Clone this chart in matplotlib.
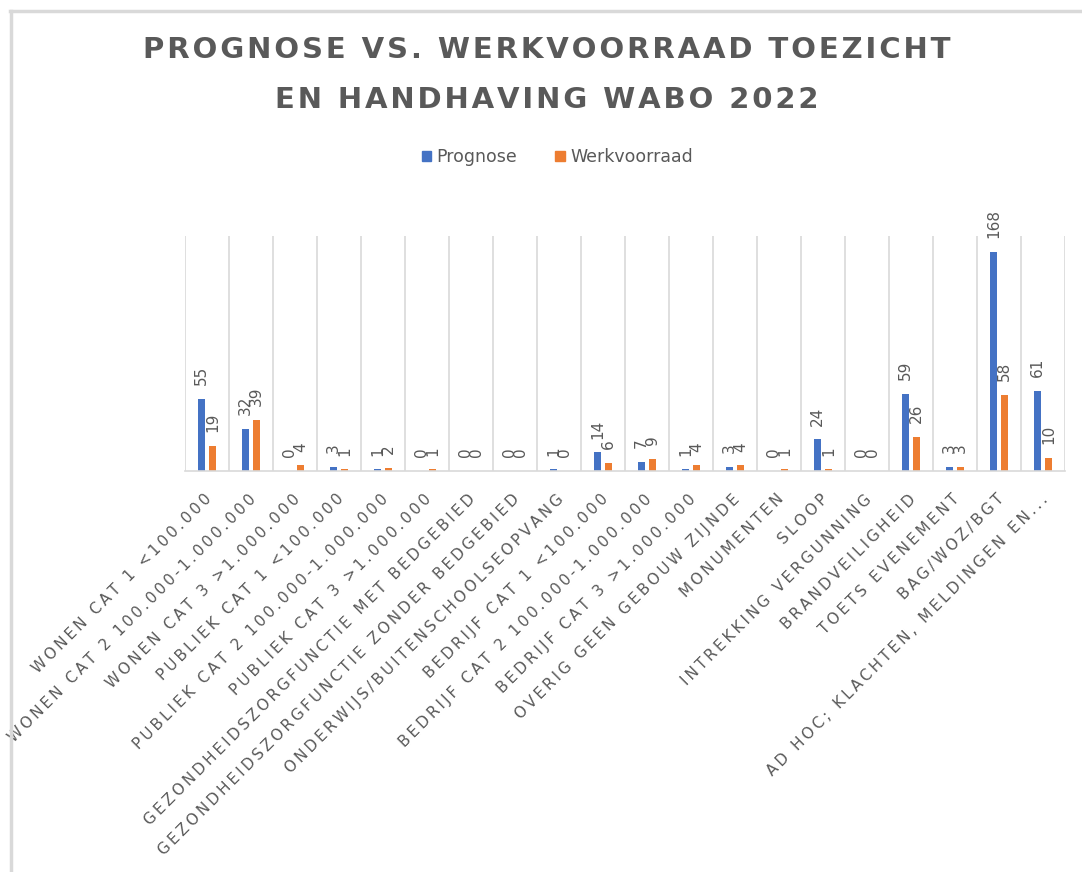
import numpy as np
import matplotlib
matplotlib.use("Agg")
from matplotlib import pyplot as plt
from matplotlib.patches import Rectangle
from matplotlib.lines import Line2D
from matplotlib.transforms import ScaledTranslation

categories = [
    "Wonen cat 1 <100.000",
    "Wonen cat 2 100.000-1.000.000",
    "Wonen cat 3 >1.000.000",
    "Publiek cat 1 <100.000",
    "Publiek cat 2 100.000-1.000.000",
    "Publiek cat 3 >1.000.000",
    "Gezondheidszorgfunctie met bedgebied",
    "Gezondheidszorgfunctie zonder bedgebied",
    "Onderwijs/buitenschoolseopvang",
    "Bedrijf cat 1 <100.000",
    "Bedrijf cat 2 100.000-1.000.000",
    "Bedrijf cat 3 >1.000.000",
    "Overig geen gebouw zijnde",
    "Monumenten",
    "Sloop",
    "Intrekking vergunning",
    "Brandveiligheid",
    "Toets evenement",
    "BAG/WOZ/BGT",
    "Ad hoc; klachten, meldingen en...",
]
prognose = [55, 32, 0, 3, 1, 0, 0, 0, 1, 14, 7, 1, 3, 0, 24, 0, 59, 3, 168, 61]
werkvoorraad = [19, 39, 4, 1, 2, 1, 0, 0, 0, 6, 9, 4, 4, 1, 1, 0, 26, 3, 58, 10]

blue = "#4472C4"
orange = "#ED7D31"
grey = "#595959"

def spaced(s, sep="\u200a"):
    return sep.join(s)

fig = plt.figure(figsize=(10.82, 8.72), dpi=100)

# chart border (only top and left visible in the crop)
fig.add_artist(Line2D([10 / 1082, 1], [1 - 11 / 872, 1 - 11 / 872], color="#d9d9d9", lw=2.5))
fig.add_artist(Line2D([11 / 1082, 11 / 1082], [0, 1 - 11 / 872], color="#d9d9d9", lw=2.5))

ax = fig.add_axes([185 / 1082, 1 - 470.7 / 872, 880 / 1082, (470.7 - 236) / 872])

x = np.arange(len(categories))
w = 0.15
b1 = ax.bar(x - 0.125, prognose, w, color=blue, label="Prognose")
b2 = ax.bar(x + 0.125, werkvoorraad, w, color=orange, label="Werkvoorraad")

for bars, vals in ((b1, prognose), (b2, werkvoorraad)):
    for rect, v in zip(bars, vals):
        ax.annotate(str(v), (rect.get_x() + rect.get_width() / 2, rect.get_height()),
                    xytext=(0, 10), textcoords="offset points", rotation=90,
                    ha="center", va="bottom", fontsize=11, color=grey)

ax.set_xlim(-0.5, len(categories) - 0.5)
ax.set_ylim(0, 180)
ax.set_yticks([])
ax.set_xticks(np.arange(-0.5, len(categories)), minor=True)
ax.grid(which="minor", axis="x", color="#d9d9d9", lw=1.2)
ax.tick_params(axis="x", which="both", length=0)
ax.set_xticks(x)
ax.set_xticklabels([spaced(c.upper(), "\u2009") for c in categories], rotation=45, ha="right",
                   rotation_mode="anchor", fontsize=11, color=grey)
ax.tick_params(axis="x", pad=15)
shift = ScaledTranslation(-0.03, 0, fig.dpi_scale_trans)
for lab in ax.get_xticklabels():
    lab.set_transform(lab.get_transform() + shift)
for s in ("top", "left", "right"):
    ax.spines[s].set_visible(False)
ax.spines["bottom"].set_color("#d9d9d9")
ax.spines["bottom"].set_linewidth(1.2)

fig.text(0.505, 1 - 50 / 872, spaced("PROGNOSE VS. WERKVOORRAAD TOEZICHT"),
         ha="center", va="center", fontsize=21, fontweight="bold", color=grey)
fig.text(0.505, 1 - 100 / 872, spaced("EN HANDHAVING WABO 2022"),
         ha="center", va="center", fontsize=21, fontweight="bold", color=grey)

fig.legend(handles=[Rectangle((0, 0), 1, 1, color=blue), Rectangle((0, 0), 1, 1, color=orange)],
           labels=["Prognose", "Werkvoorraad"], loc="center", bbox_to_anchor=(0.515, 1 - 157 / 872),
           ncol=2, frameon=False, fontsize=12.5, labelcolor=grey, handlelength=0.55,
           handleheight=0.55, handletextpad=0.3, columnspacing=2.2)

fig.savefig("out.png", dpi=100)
⁂
Leave out any pictures, please, and quote only the lines from the top of the data through the line that contains "b2 = ax.bar(x".

WRITTEN ANSWER:
Clone this chart in matplotlib.
import numpy as np
import matplotlib
matplotlib.use("Agg")
from matplotlib import pyplot as plt
from matplotlib.patches import Rectangle
from matplotlib.lines import Line2D
from matplotlib.transforms import ScaledTranslation

categories = [
    "Wonen cat 1 <100.000",
    "Wonen cat 2 100.000-1.000.000",
    "Wonen cat 3 >1.000.000",
    "Publiek cat 1 <100.000",
    "Publiek cat 2 100.000-1.000.000",
    "Publiek cat 3 >1.000.000",
    "Gezondheidszorgfunctie met bedgebied",
    "Gezondheidszorgfunctie zonder bedgebied",
    "Onderwijs/buitenschoolseopvang",
    "Bedrijf cat 1 <100.000",
    "Bedrijf cat 2 100.000-1.000.000",
    "Bedrijf cat 3 >1.000.000",
    "Overig geen gebouw zijnde",
    "Monumenten",
    "Sloop",
    "Intrekking vergunning",
    "Brandveiligheid",
    "Toets evenement",
    "BAG/WOZ/BGT",
    "Ad hoc; klachten, meldingen en...",
]
prognose = [55, 32, 0, 3, 1, 0, 0, 0, 1, 14, 7, 1, 3, 0, 24, 0, 59, 3, 168, 61]
werkvoorraad = [19, 39, 4, 1, 2, 1, 0, 0, 0, 6, 9, 4, 4, 1, 1, 0, 26, 3, 58, 10]

blue = "#4472C4"
orange = "#ED7D31"
grey = "#595959"

def spaced(s, sep="\u200a"):
    return sep.join(s)

fig = plt.figure(figsize=(10.82, 8.72), dpi=100)

# chart border (only top and left visible in the crop)
fig.add_artist(Line2D([10 / 1082, 1], [1 - 11 / 872, 1 - 11 / 872], color="#d9d9d9", lw=2.5))
fig.add_artist(Line2D([11 / 1082, 11 / 1082], [0, 1 - 11 / 872], color="#d9d9d9", lw=2.5))

ax = fig.add_axes([185 / 1082, 1 - 470.7 / 872, 880 / 1082, (470.7 - 236) / 872])

x = np.arange(len(categories))
w = 0.15
b1 = ax.bar(x - 0.125, prognose, w, color=blue, label="Prognose")
b2 = ax.bar(x + 0.125, werkvoorraad, w, color=orange, label="Werkvoorraad")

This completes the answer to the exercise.